Langfuse, Langsmith, and Arize Phoenix all ship replay out of the box.

Technique 2: binary search on the trace

When a 20-step run produces a bad output, the cause is usually one step. Delete (mock out) half the steps, replay, check the output. Repeat. In five replays you isolate the culprit to a single LLM call.

This works because most agent failures propagate linearly: one bad tool call poisons every subsequent step. Binary search cuts log(n) replays.

Technique 3: shadow mode with an oracle

Run the production pipeline and a "better" pipeline (bigger model, stricter prompt) side by side on the same inputs. Log every disagreement. The disagreements are a curated dataset of your worst cases — the place to focus eval effort.

Shadow mode pairs naturally with continuous agent regression testing: today's shadow divergences become tomorrow's regression tests.

Technique 4: tool-call mutation testing

Introduce controlled faults at the tool-call boundary:

  • Return empty results.
  • Return the right schema with wrong content.
  • Return a timeout error.
  • Return 10× more results than normal.

For each mutation, check that the supervisor/agent handles it gracefully. Any mutation that produces a confident wrong answer is a latent prod bug. See hierarchical agent supervisor pattern for where recovery logic belongs.

Technique 5: log-based span diffing

Use a trace visualiser that lets you diff two runs span-by-span. Open the failing run next to a passing run for the same task. The first diverging span is where the bug lives.

Three visualisers that support diffing (as of April 2026):

  • Langfuse — open-source, self-hostable.
  • Arize Phoenix — OSS with hosted option.
  • Braintrust — commercial, strongest diff UX.

More on the space in agent trace visualization tools.

Technique 6: the prompt-archaeology trick

Sometimes the bug is not in the current prompt — it is in the summarisation that fed into it three turns ago. Inspect the actual tokens the failing model saw. Copy them verbatim into a fresh conversation with the same model. If the bug reproduces, you have isolated it to prompt content; if not, the bug is in the runtime (tool-call handling, state persistence).

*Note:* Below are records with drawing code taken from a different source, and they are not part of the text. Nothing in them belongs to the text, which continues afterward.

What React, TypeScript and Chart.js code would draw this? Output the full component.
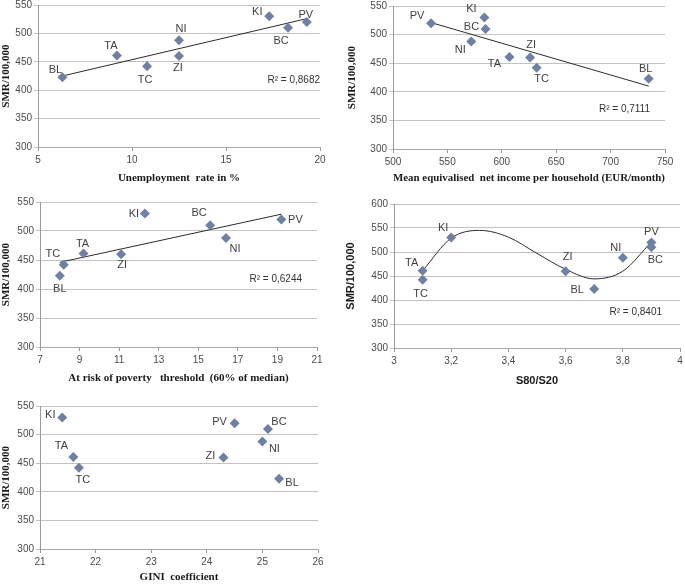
import React, { useEffect, useRef } from 'react';
import { Chart, registerables } from 'chart.js';

Chart.register(...registerables);

// ---------- DATA ----------
const districts = ['BL', 'TA', 'TC', 'NI', 'ZI', 'KI', 'BC', 'PV'];
const smr = [423, 461, 442, 488, 460, 530, 510, 520];

const unemployment = [6.3, 9.2, 10.8, 12.5, 12.5, 17.3, 18.3, 19.3];
const income = [735, 607, 632, 572, 626, 584, 585, 535];
const poverty = [8.0, 9.2, 8.2, 16.4, 11.1, 12.3, 15.6, 19.2];
const s80s20 = [3.7, 3.1, 3.1, 3.8, 3.6, 3.2, 3.9, 3.9];
const gini = [25.3, 21.6, 21.7, 25.0, 24.3, 21.4, 25.1, 24.5];

// trend lines
const unempTrendX = [6.3, 19.3];
const unempTrendY = [425, 526];
const incomeTrendX = [535, 735];
const incomeTrendY = [521, 410];
const povertyTrendX = [8.0, 19.2];
const povertyTrendY = [446, 529];
const s80TrendX = [3.1, 3.2, 3.3, 3.4, 3.5, 3.6, 3.7, 3.8, 3.9];
const s80TrendY = [461, 529, 545, 531, 497, 464, 444, 460, 521];

const r2Texts = ['R\u00b2 = 0,8682', 'R\u00b2 = 0,7111', 'R\u00b2 = 0,6244', 'R\u00b2 = 0,8401'];

// ---------- LAYOUT / STYLE ----------
// label offsets (px) in district order BL,TA,TC,NI,ZI,KI,BC,PV
const labelOffsets1 = [[-7, -7], [-6, -10], [-2, 14], [2, -11], [-1, 12], [-12, -4], [-7, 13], [-1, -7]];
const labelOffsets2 = [[-3, -10], [-15, 7], [5, 11], [-11, 9], [1, -13], [-13, -8], [-14, -2], [-14, -7]];
const labelOffsets3 = [[0, 13], [-1, -10], [-11, -11], [9, 11], [1, 11], [-11, 0], [-11, -12], [14, 1]];
const labelOffsets4 = [[-17, 1], [-11, -8], [-2, 14], [-7, -10], [2, -14], [-8, -10], [4, 13], [0, -10]];
const labelOffsets5 = [[13, 4], [-12, -11], [4, 12], [12, 8], [-13, -2], [-12, -2], [11, -7], [-15, -1]];

const MARKER = '#6f80a2';
const SANS = "'Liberation Sans', Arial, sans-serif";
const SERIF = "'Liberation Serif', 'Times New Roman', serif";

type Panel = {
  left: number; top: number; w: number; h: number;
  area: { left: number; top: number; right: number; bottom: number };
  x: number[]; xMin: number; xMax: number; xStep: number;
  yMax: number;
  xTitle: string; titleFont: string; xTitlePad: number; yTitlePad: number;
  trendX?: number[]; trendY?: number[]; curve?: boolean;
  r2?: string; r2Pos?: [number, number];
  offsets: number[][];
};

const panels: Panel[] = [
  {
    left: 0, top: 0, w: 340, h: 190,
    area: { left: 38, top: 5, right: 320, bottom: 147 },
    x: unemployment, xMin: 5, xMax: 20, xStep: 5, yMax: 550,
    xTitle: 'Unemployment  rate in %', titleFont: SERIF, xTitlePad: 5, yTitlePad: 0,
    trendX: unempTrendX, trendY: unempTrendY,
    r2: r2Texts[0], r2Pos: [320, 80], offsets: labelOffsets1,
  },
  {
    left: 340, top: 0, w: 345, h: 190,
    area: { left: 53, top: 6, right: 325, bottom: 149 },
    x: income, xMin: 500, xMax: 750, xStep: 50, yMax: 550,
    xTitle: 'Mean equivalised  net income per household (EUR/month)', titleFont: SERIF, xTitlePad: 5, yTitlePad: 6,
    trendX: incomeTrendX, trendY: incomeTrendY,
    r2: r2Texts[1], r2Pos: [310, 109], offsets: labelOffsets2,
  },
  {
    left: 0, top: 190, w: 340, h: 200,
    area: { left: 40, top: 12, right: 317, bottom: 157 },
    x: poverty, xMin: 7, xMax: 21, xStep: 2, yMax: 550,
    xTitle: 'At risk of poverty   threshold  (60% of median)', titleFont: SERIF, xTitlePad: 5, yTitlePad: 0,
    trendX: povertyTrendX, trendY: povertyTrendY,
    r2: r2Texts[2], r2Pos: [302, 89], offsets: labelOffsets3,
  },
  {
    left: 340, top: 190, w: 345, h: 200,
    area: { left: 54, top: 14, right: 340, bottom: 158 },
    x: s80s20, xMin: 3, xMax: 4, xStep: 0.2, yMax: 600,
    xTitle: 'S80/S20', titleFont: SANS, xTitlePad: 2, yTitlePad: 4,
    trendX: s80TrendX, trendY: s80TrendY, curve: true,
    r2: r2Texts[3], r2Pos: [322, 122], offsets: labelOffsets4,
  },
  {
    left: 0, top: 390, w: 340, h: 194,
    area: { left: 40, top: 16, right: 318, bottom: 159 },
    x: gini, xMin: 21, xMax: 26, xStep: 1, yMax: 550,
    xTitle: 'GINI  coefficient', titleFont: SERIF, xTitlePad: 0, yTitlePad: 0,
    offsets: labelOffsets5,
  },
];

const fmt = (v: number) => String(Math.round(v * 10) / 10).replace('.', ',');

const labelPlugin = {
  id: 'pointLabels',
  afterDatasetsDraw(chart: any) {
    const opts = chart.options.plugins.pointLabels;
    if (!opts) return;
    const ctx = chart.ctx;
    ctx.save();
    const meta = chart.getDatasetMeta(opts.datasetIndex);
    ctx.font = `11px ${SANS}`;
    ctx.fillStyle = '#404040';
    ctx.textAlign = 'center';
    ctx.textBaseline = 'middle';
    meta.data.forEach((el: any, i: number) => {
      const o = opts.offsets[i];
      ctx.fillText(opts.labels[i], el.x + o[0], el.y + o[1]);
    });
    if (opts.r2) {
      ctx.font = `10px ${SANS}`;
      ctx.textAlign = 'right';
      ctx.fillStyle = '#333';
      ctx.fillText(opts.r2, opts.r2Pos[0], opts.r2Pos[1]);
    }
    ctx.restore();
  },
};

function PanelChart({ p }: { p: Panel }) {
  const ref = useRef<HTMLCanvasElement | null>(null);
  useEffect(() => {
    const canvas = ref.current;
    if (!canvas) return;
    const points = p.x.map((xv, i) => ({ x: xv, y: smr[i] }));
    const datasets: any[] = [
      {
        type: 'scatter',
        data: points,
        pointStyle: 'rectRot',
        pointRadius: 5,
        pointHoverRadius: 5,
        backgroundColor: MARKER,
        borderColor: MARKER,
        borderWidth: 0,
        order: 1,
      },
    ];
    if (p.trendX && p.trendY) {
      datasets.push({
        type: 'line',
        data: p.trendX.map((xv, i) => ({ x: xv, y: p.trendY![i] })),
        borderColor: '#2b2b2b',
        borderWidth: 1,
        pointRadius: 0,
        fill: false,
        cubicInterpolationMode: p.curve ? 'monotone' : 'default',
        order: 2,
      });
    }
    const chart = new Chart(canvas, {
      type: 'scatter',
      data: { datasets },
      plugins: [labelPlugin],
      options: {
        responsive: false,
        animation: false,
        events: [],
        layout: { padding: { top: p.area.top, right: p.w - p.area.right, left: 0, bottom: 0 } },
        plugins: {
          legend: { display: false },
          tooltip: { enabled: false },
          pointLabels: { datasetIndex: 0, labels: districts, offsets: p.offsets, r2: p.r2, r2Pos: p.r2Pos },
        } as any,
        scales: {
          x: {
            type: 'linear',
            min: p.xMin,
            max: p.xMax,
            afterFit: (s: any) => {
              s.height = p.h - p.area.bottom;
              s.paddingLeft = 0;
              s.paddingRight = 0;
            },
            ticks: {
              stepSize: p.xStep,
              callback: (v: any) => fmt(Number(v)),
              font: { family: SANS, size: 10 },
              color: '#4a4a4a',
              padding: 3,
              maxRotation: 0,
              autoSkip: false,
            },
            grid: { drawOnChartArea: false, color: '#9a9a9a', tickLength: 4 },
            border: { color: '#a8a8a8' },
            title: {
              display: true,
              text: p.xTitle,
              font: { family: p.titleFont, size: 11, weight: 'bold' },
              color: '#1a1a1a',
              padding: { top: 0, bottom: p.xTitlePad },
            },
          },
          y: {
            type: 'linear',
            min: 300,
            max: p.yMax,
            afterFit: (s: any) => {
              s.width = p.area.left;
              s.paddingTop = 0;
              s.paddingBottom = 0;
            },
            ticks: {
              stepSize: 50,
              font: { family: SANS, size: 10 },
              color: '#4a4a4a',
              padding: 2,
            },
            grid: { color: '#c2c2c2', tickLength: 4 },
            border: { color: '#9a9a9a' },
            title: {
              display: true,
              text: 'SMR/100,000',
              font: { family: p.titleFont, size: 11, weight: 'bold' },
              color: '#1a1a1a',
              padding: { top: p.yTitlePad, bottom: 0 },
            },
          },
        },
      } as any,
    });
    return () => chart.destroy();
  }, [p]);
  return (
    <div style={{ position: 'absolute', left: p.left, top: p.top, width: p.w, height: p.h }}>
      <canvas ref={ref} width={p.w} height={p.h} style={{ width: p.w, height: p.h, display: 'block' }} />
    </div>
  );
}

export default function App() {
  return (
    <div style={{ position: 'absolute', left: 0, top: 0, width: 685, height: 584, background: '#fff', overflow: 'hidden' }}>
      {panels.map((p, i) => (
        <PanelChart key={i} p={p} />
      ))}
    </div>
  );
}
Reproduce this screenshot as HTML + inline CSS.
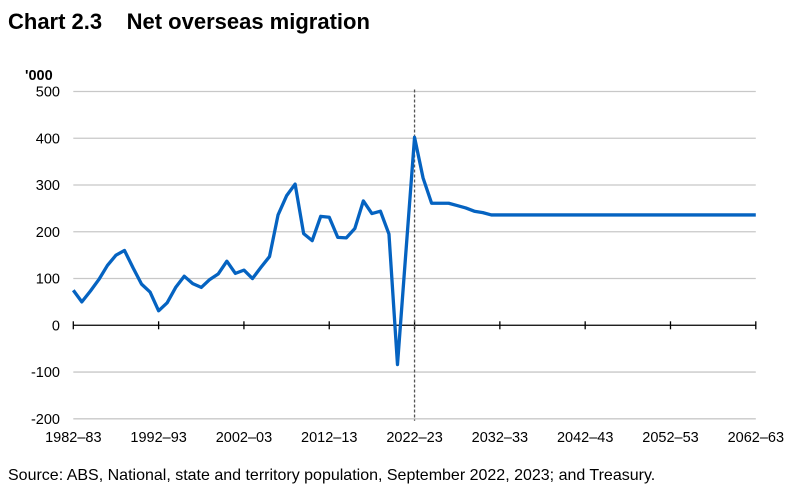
<!DOCTYPE html>
<html><head><meta charset="utf-8">
<style>
body{margin:0;background:#fff;width:795px;height:492px;overflow:hidden;font-family:"Liberation Sans",Arial,sans-serif;}
#title{position:absolute;left:8px;top:9px;font-size:22px;font-weight:bold;color:#000;white-space:pre;}
#src{position:absolute;left:8px;top:467px;font-size:16px;color:#000;white-space:nowrap;}
svg{position:absolute;left:0;top:0;}
</style></head><body>
<div id="title">Chart 2.3    Net overseas migration</div>
<svg id="chart" width="795" height="492"></svg>
<div id="src">Source: ABS, National, state and territory population, September 2022, 2023; and Treasury.</div>
<script>
const startYear = 1982;
const values = [75,50,73,98,128,150,160,123,88,71,31,48,81,105,89,81,98,110,137,111,118,100,124,147,236,277,302,196,181,233,231,188,187,207,266,239,244,195,-84,160,402,315,261,261,261,256,251,244,241,236,236,236,236,236,236,236,236,236,236,236,236,236,236,236,236,236,236,236,236,236,236,236,236,236,236,236,236,236,236,236,236];
const yTicks = [500,400,300,200,100,0,-100,-200];
const xTickLabels = ["1982–83","1992–93","2002–03","2012–13","2022–23","2032–33","2042–43","2052–53","2062–63"];
const xTickYears = [1982,1992,2002,2012,2022,2032,2042,2052,2062];
const projectionYear = 2022;

const NS="http://www.w3.org/2000/svg";
const svg=document.getElementById('chart');
const x0=73.3,x1=755.8,yTop=91.5,yBot=418.8;
const xs=y=>x0+(y-startYear)/80*(x1-x0);
const ys=v=>yTop+(500-v)/700*(yBot-yTop);
function mk(t,a){const e=document.createElementNS(NS,t);for(const k in a)e.setAttribute(k,a[k]);svg.appendChild(e);return e;}
yTicks.forEach(v=>{
  if(v!==0){const g=mk('line',{x1:x0,x2:x1,y1:ys(v),y2:ys(v),stroke:'#c8c8c8','stroke-width':1.3});
  
  }
  const t=mk('text',{x:60,y:ys(v)+5,'text-anchor':'end','font-size':14.5,fill:'#000','font-family':'Liberation Sans, Arial, sans-serif'});
  t.textContent=v;
  
  
});
const u=mk('text',{x:25,y:80,'font-size':14.5,'font-weight':'bold',fill:'#000','font-family':'Liberation Sans, Arial, sans-serif'});
u.textContent="'000";


const ax=mk('line',{x1:x0,x2:x1,y1:ys(0),y2:ys(0),stroke:'#000','stroke-width':1.3});


xTickYears.forEach((yr,i)=>{
  const tk=mk('line',{x1:xs(yr),x2:xs(yr),y1:ys(0)-4,y2:ys(0)+4,stroke:'#000','stroke-width':1.3});
  
  
  const t=mk('text',{x:xs(yr),y:442,'text-anchor':'middle','font-size':14.5,fill:'#000','font-family':'Liberation Sans, Arial, sans-serif'});
  t.textContent=xTickLabels[i];
  
  
});
const pl=mk('line',{x1:xs(projectionYear),x2:xs(projectionYear),y1:yTop-2,y2:yBot+2,stroke:'#555','stroke-width':1.3,'stroke-dasharray':'3,2'});


const d=values.map((v,i)=>(i?'L':'M')+xs(startYear+i).toFixed(2)+','+ys(v).toFixed(2)).join('');
const p=mk('path',{d:d,fill:'none',stroke:'#0563C1','stroke-width':3.3,'stroke-linejoin':'round'});


</script>
</body></html>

This sounds obvious until you realise most agent frameworks hide the final rendered prompt behind abstractions. Dump the raw payload.

A debugging checklist for production incidents

When a multi-agent run fails in production, work through this in order:

  1. Does it reproduce? If no, capture traces and wait. Non-reproducing incidents are data-collection problems first.
  2. Is the model version stable? Vendor updates silently break things. Pin model IDs in all calls.
  3. Is it the supervisor or a worker? Inspect the span tree; the first span with bad output is the origin.
  4. Is the bad output caused by a bad input or a bad prompt? Run the worker alone with the captured input. If it fails in isolation, fix the prompt. If not, fix the caller.
  5. Is retry making it worse? Some retries inherit corrupted state. Make sure the retry starts from the pre-failure checkpoint.
  6. Is token usage abnormal? Unexpected cost spikes correlate with runaway loops — see reducing agent api costs.

Tools worth installing today

  • Langfuse — traces, replay, eval. Open source.
  • Pytest-recording / cassette libraries — check trace snapshots into git.
  • LiteLLM proxy — one place to intercept, log, and mutate every LLM call.
  • Custom middleware for your agent framework — because production debugging always needs a hook your framework does not expose.

What changes as systems grow

Single-agent debugging is about the prompt. Multi-agent debugging is about the edges between agents — the handoff format, the error semantics, the retry policy. Budget accordingly: in a mature multi-agent system, debugging tools and replay infrastructure end up costing as much as the agents themselves. It is worth it.